L’offensiva dei filo-turchi è “una minaccia alla sovranità” del Paese e la Russia è a favore di un ristabilimento dell’ordine nella regione, ha detto invece il portavoce del Cremlino, Dmitry Peskov. “Vogliamo che le autorità siriane ristabiliscano l’ordine in quest’area, che ristabiliscano l’ordine costituzionale il più presto possibile”, ha affermato Peskov.

Anche Teheran ha confermato il sostegno al leader siriano. Il ministro degli Esteri iraniano, Abbas Araqchi, ha “ribadito l’impegno dell’Iran a sostenere il governo siriano, il Paese e le forze militari nella lotta contro il terrorismo e per garantire la sicurezza e la stabilità nella regione”, riporta l’agenzia iraniana Tasnim che riferisce di un colloquio telefonico tra Araqchi e il collega siriano Bassam al-Sabbagh incentrato sugli ultimi sviluppi in Siria e in Medio Oriente.
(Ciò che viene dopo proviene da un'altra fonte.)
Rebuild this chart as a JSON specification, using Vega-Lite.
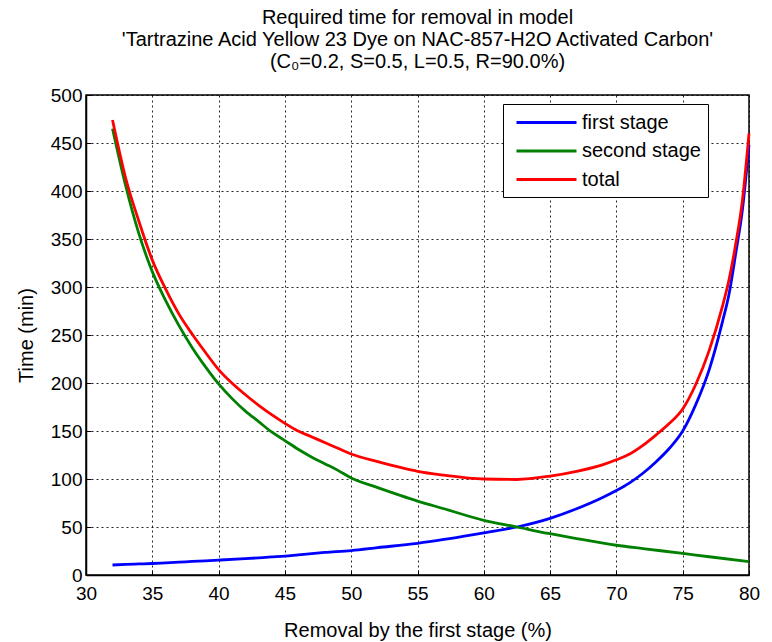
{
  "$schema": "https://vega.github.io/schema/vega-lite/v6.json",
  "autosize": "none",
  "width": 663,
  "height": 480,
  "padding": {"left": 86, "top": 95, "right": 23, "bottom": 67},
  "background": "white",
  "config": {
    "font": "Liberation Sans",
    "view": {"stroke": "black", "strokeWidth": 1.5},
    "axis": {
      "labelFont": "Liberation Sans", "titleFont": "Liberation Sans",
      "labelFontSize": 19, "titleFontSize": 20, "titleFontWeight": "normal",
      "labelColor": "black", "titleColor": "black",
      "labelFlush": false,
      "domainColor": "black", "domainWidth": 1.5,
      "tickColor": "black", "tickSize": -5, "tickWidth": 1,
      "grid": true, "gridColor": "black", "gridDash": [2, 3], "gridOpacity": 0.85, "gridWidth": 1
    }
  },
  "title": {
    "text": ["Required time for removal in model", "'Tartrazine Acid Yellow 23 Dye on NAC-857-H2O Activated Carbon'", "(C₀=0.2, S=0.5, L=0.5, R=90.0%)"],
    "font": "Liberation Sans",
    "fontSize": 20,
    "fontWeight": "normal",
    "color": "black",
    "lineHeight": 22,
    "anchor": "middle",
    "offset": 14
  },
  "data": {
    "values": [
      {"x": 32, "t": 10.4, "s": "first stage"},
      {"x": 33, "t": 11, "s": "first stage"},
      {"x": 34, "t": 11.5, "s": "first stage"},
      {"x": 35, "t": 12, "s": "first stage"},
      {"x": 36, "t": 12.7, "s": "first stage"},
      {"x": 37, "t": 13.4, "s": "first stage"},
      {"x": 38, "t": 14.1, "s": "first stage"},
      {"x": 39, "t": 14.8, "s": "first stage"},
      {"x": 40, "t": 15.5, "s": "first stage"},
      {"x": 42, "t": 17, "s": "first stage"},
      {"x": 44, "t": 18.8, "s": "first stage"},
      {"x": 45, "t": 19.7, "s": "first stage"},
      {"x": 46, "t": 21, "s": "first stage"},
      {"x": 48, "t": 23.5, "s": "first stage"},
      {"x": 50, "t": 25.5, "s": "first stage"},
      {"x": 52, "t": 28.5, "s": "first stage"},
      {"x": 55, "t": 33, "s": "first stage"},
      {"x": 57, "t": 37, "s": "first stage"},
      {"x": 60, "t": 44, "s": "first stage"},
      {"x": 62.5, "t": 50, "s": "first stage"},
      {"x": 65, "t": 59, "s": "first stage"},
      {"x": 67, "t": 69, "s": "first stage"},
      {"x": 69, "t": 81, "s": "first stage"},
      {"x": 70, "t": 88, "s": "first stage"},
      {"x": 71, "t": 96, "s": "first stage"},
      {"x": 72, "t": 106, "s": "first stage"},
      {"x": 73, "t": 118, "s": "first stage"},
      {"x": 74, "t": 132, "s": "first stage"},
      {"x": 75, "t": 150, "s": "first stage"},
      {"x": 76, "t": 178, "s": "first stage"},
      {"x": 77, "t": 214, "s": "first stage"},
      {"x": 78, "t": 264, "s": "first stage"},
      {"x": 78.5, "t": 293, "s": "first stage"},
      {"x": 79, "t": 335, "s": "first stage"},
      {"x": 79.5, "t": 380, "s": "first stage"},
      {"x": 80, "t": 448, "s": "first stage"},

      {"x": 32, "t": 465, "s": "second stage"},
      {"x": 33, "t": 405, "s": "second stage"},
      {"x": 34, "t": 355, "s": "second stage"},
      {"x": 35, "t": 316, "s": "second stage"},
      {"x": 36, "t": 286, "s": "second stage"},
      {"x": 37, "t": 260, "s": "second stage"},
      {"x": 38, "t": 237, "s": "second stage"},
      {"x": 39, "t": 217, "s": "second stage"},
      {"x": 40, "t": 199, "s": "second stage"},
      {"x": 41, "t": 184, "s": "second stage"},
      {"x": 42, "t": 171, "s": "second stage"},
      {"x": 43, "t": 160, "s": "second stage"},
      {"x": 44, "t": 149, "s": "second stage"},
      {"x": 45, "t": 140, "s": "second stage"},
      {"x": 46, "t": 131, "s": "second stage"},
      {"x": 47, "t": 123, "s": "second stage"},
      {"x": 48, "t": 116, "s": "second stage"},
      {"x": 49, "t": 109, "s": "second stage"},
      {"x": 50, "t": 101, "s": "second stage"},
      {"x": 52, "t": 91, "s": "second stage"},
      {"x": 55, "t": 77, "s": "second stage"},
      {"x": 57, "t": 69, "s": "second stage"},
      {"x": 60, "t": 57, "s": "second stage"},
      {"x": 62.5, "t": 50, "s": "second stage"},
      {"x": 65, "t": 43, "s": "second stage"},
      {"x": 67, "t": 38, "s": "second stage"},
      {"x": 70, "t": 31, "s": "second stage"},
      {"x": 72, "t": 27.5, "s": "second stage"},
      {"x": 75, "t": 22.5, "s": "second stage"},
      {"x": 77, "t": 19, "s": "second stage"},
      {"x": 80, "t": 14, "s": "second stage"},

      {"x": 32, "t": 474, "s": "total"},
      {"x": 33, "t": 413, "s": "total"},
      {"x": 34, "t": 368, "s": "total"},
      {"x": 35, "t": 328, "s": "total"},
      {"x": 36, "t": 298, "s": "total"},
      {"x": 37, "t": 272, "s": "total"},
      {"x": 38, "t": 251, "s": "total"},
      {"x": 39, "t": 232, "s": "total"},
      {"x": 40, "t": 214, "s": "total"},
      {"x": 41, "t": 200, "s": "total"},
      {"x": 42, "t": 188, "s": "total"},
      {"x": 43, "t": 177, "s": "total"},
      {"x": 44, "t": 167, "s": "total"},
      {"x": 45, "t": 158, "s": "total"},
      {"x": 46, "t": 150, "s": "total"},
      {"x": 47, "t": 144, "s": "total"},
      {"x": 48, "t": 138, "s": "total"},
      {"x": 49, "t": 132, "s": "total"},
      {"x": 50, "t": 126, "s": "total"},
      {"x": 52, "t": 118, "s": "total"},
      {"x": 54, "t": 111, "s": "total"},
      {"x": 55, "t": 108, "s": "total"},
      {"x": 57, "t": 104, "s": "total"},
      {"x": 60, "t": 100, "s": "total"},
      {"x": 62.5, "t": 99.5, "s": "total"},
      {"x": 65, "t": 103, "s": "total"},
      {"x": 67, "t": 108, "s": "total"},
      {"x": 69, "t": 115, "s": "total"},
      {"x": 70, "t": 120, "s": "total"},
      {"x": 71, "t": 126, "s": "total"},
      {"x": 72, "t": 135, "s": "total"},
      {"x": 73, "t": 146, "s": "total"},
      {"x": 74, "t": 158, "s": "total"},
      {"x": 75, "t": 173, "s": "total"},
      {"x": 76, "t": 199, "s": "total"},
      {"x": 77, "t": 234, "s": "total"},
      {"x": 78, "t": 280, "s": "total"},
      {"x": 78.5, "t": 308, "s": "total"},
      {"x": 79, "t": 345, "s": "total"},
      {"x": 79.5, "t": 390, "s": "total"},
      {"x": 80, "t": 460, "s": "total"}
    ]
  },
  "mark": {"type": "line", "strokeWidth": 2.8, "interpolate": "monotone"},
  "encoding": {
    "x": {
      "field": "x", "type": "quantitative",
      "scale": {"domain": [30, 80], "nice": false, "zero": false},
      "axis": {"values": [30, 35, 40, 45, 50, 55, 60, 65, 70, 75, 80], "title": "Removal by the first stage (%)", "labelPadding": 14, "titlePadding": 17}
    },
    "y": {
      "field": "t", "type": "quantitative",
      "scale": {"domain": [0, 500], "nice": false},
      "axis": {"values": [0, 50, 100, 150, 200, 250, 300, 350, 400, 450, 500], "title": "Time (min)", "labelPadding": 9, "titlePadding": 14}
    },
    "color": {
      "field": "s", "type": "nominal",
      "scale": {"domain": ["first stage", "second stage", "total"], "range": ["#0000ff", "#008000", "#ff0000"]},
      "legend": {
        "title": null,
        "orient": "none",
        "legendX": 417,
        "legendY": 9,
        "direction": "vertical",
        "symbolType": "M-3,0L3,0",
        "symbolSize": 400,
        "symbolStrokeWidth": 3,
        "symbolOffset": 25,
        "labelFont": "Liberation Sans",
        "labelFontSize": 20,
        "labelColor": "black",
        "rowPadding": 6.5,
        "labelOffset": 24,
        "padding": 7,
        "strokeColor": "black",
        "fillColor": "white"
      }
    }
  }
}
In questo contesto Israele bombarda Damasco da settimane, perché ritiene che i rifornimenti iraniani a Hezbollah passino attraverso il territorio siriano. “In Siria stiamo impedendo sistematicamente i tentativi di Iran, Hezbollah e dell’esercito regolare di trasferire armamenti in Libano. Assad deve capire che sta giocando con il fuoco”, ha avvertito Benjamin Netanyahu qualche giorno fa, poco prima che l’aviazione israeliana attaccasse sulla frontiera tra Siria e Libano facendo 6 vittime. Il 21 novembre altre 81 persone sono state uccise dalle Israeli Air Forces a Palmira. Secondo l’Osservatorio, le persone uccise in Siria in 48 ore di offensiva le vittime sono oltre 240.